We see how the Translation from Blue to Grumpy is better. This is due to the difference in size between the 2 datasets, while Grumpy has 205 images, Blue has only 76. This naturally translates to a difficult generation on the latter case.

Baseline 2: Basic Augmentation, Cycle-Consistency Loss

process Iteration 10000 Blue to Grumpy, using Cycle consistency loss process Iteration 10000 Grumpy to Blue, using Cycle consistency loss

The major improvement that we can see here is in the Grumpy to Blue cat. While generating Grumpy cats do not improve significantly, cycle-consistency loss greatly improves the generation of Blue cats. However, results are still far away from desired. To alleviate this, let's look at the results of doing data augmentation deluxe.

Baseline 3: Deluxe Augmentation, No Cycle-Consistency Loss

process Iteration 10000 Blue to Grumpy process Iteration 10000 Grumpy to Blue

We have similar results from baseline 2, grumpy cats do not improve greatly, but the data augmentation really pays off in the blue cat.

Baseline 4: Deluxe Augmentation, Cycle-Consistency Loss

process Iteration 10000 Blue to Grumpy, using Cycle consistency loss process Iteration 10000 Grumpy to Blue, using Cycle consistency loss

In this last baseline, we see how cycle consistency loss improve greatly the generation of the grumpy cats, being this baseline the best so far. On the other hand, sadly, Blue cats not only do not improve from Baseline 3, but they get worse.

B&W: Deluxe Augmentation, No Cycle-Consistency Loss, PatchGAN discriminator

process Iteration 10000 Blue to Grumpy process Iteration 10000 Grumpy to Blue

PatchGAN discriminator makes the difference! Finally we see good results for the grumpy cats and the best Blue cat generated so far. PatchGAN discriminator deleted some yellow artifacts we have seen previously around the eyes of the Bue cats.

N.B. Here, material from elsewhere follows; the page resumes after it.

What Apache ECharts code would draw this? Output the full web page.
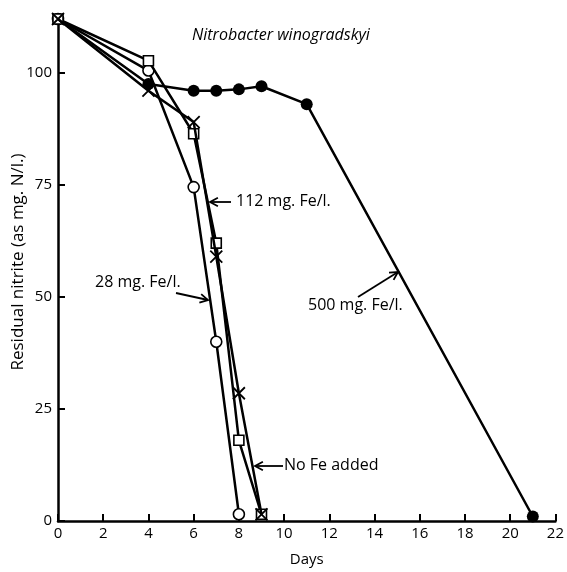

B&W: Deluxe Augmentation, Cycle-Consistency Loss, PatchGAN discriminator

process Iteration 10000 Blue to Grumpy, using Cycle consistency loss process Iteration 10000 Grumpy to Blue, using Cycle consistency loss

The cycle loss again does not add much in the grumpy cats nor the blue cats. Arguably, grumpy cats have similar qualities and Blue cats are definitely worse.